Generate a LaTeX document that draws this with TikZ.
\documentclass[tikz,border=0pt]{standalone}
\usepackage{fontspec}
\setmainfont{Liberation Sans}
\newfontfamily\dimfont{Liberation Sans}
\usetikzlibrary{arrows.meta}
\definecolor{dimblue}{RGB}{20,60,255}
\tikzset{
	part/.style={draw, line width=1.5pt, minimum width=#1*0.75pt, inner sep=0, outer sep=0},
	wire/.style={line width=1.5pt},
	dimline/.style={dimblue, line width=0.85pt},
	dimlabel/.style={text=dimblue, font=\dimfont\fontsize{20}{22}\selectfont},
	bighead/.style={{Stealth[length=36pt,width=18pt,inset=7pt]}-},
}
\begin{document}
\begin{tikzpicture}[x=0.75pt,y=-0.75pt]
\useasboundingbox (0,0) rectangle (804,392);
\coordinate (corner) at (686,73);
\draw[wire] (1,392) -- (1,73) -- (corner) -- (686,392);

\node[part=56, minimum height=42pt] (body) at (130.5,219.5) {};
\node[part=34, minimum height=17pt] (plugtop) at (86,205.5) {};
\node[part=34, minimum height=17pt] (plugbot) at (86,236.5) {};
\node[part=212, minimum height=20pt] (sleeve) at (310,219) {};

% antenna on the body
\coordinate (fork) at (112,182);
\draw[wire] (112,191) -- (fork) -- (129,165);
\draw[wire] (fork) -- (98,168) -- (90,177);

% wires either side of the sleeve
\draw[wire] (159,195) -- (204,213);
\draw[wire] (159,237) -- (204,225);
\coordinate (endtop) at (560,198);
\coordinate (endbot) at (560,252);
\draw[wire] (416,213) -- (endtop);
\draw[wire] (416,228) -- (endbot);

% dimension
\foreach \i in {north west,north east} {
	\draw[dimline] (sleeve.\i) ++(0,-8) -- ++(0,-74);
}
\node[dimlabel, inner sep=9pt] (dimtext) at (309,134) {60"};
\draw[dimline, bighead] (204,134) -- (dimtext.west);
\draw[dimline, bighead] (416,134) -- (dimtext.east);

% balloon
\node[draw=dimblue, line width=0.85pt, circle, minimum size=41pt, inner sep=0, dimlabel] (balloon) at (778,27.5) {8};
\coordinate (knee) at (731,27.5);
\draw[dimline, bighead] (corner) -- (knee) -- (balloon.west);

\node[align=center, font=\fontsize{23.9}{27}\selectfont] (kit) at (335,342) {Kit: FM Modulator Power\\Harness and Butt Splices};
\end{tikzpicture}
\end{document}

→ **Exercise aim**
Print, unaltered, every line from the beginning of the material down to the line with "(98,168) -- (90,177);".

→ **Correct output**
Generate a LaTeX document that draws this with TikZ.
\documentclass[tikz,border=0pt]{standalone}
\usepackage{fontspec}
\setmainfont{Liberation Sans}
\newfontfamily\dimfont{Liberation Sans}
\usetikzlibrary{arrows.meta}
\definecolor{dimblue}{RGB}{20,60,255}
\tikzset{
	part/.style={draw, line width=1.5pt, minimum width=#1*0.75pt, inner sep=0, outer sep=0},
	wire/.style={line width=1.5pt},
	dimline/.style={dimblue, line width=0.85pt},
	dimlabel/.style={text=dimblue, font=\dimfont\fontsize{20}{22}\selectfont},
	bighead/.style={{Stealth[length=36pt,width=18pt,inset=7pt]}-},
}
\begin{document}
\begin{tikzpicture}[x=0.75pt,y=-0.75pt]
\useasboundingbox (0,0) rectangle (804,392);
\coordinate (corner) at (686,73);
\draw[wire] (1,392) -- (1,73) -- (corner) -- (686,392);

\node[part=56, minimum height=42pt] (body) at (130.5,219.5) {};
\node[part=34, minimum height=17pt] (plugtop) at (86,205.5) {};
\node[part=34, minimum height=17pt] (plugbot) at (86,236.5) {};
\node[part=212, minimum height=20pt] (sleeve) at (310,219) {};

% antenna on the body
\coordinate (fork) at (112,182);
\draw[wire] (112,191) -- (fork) -- (129,165);
\draw[wire] (fork) -- (98,168) -- (90,177);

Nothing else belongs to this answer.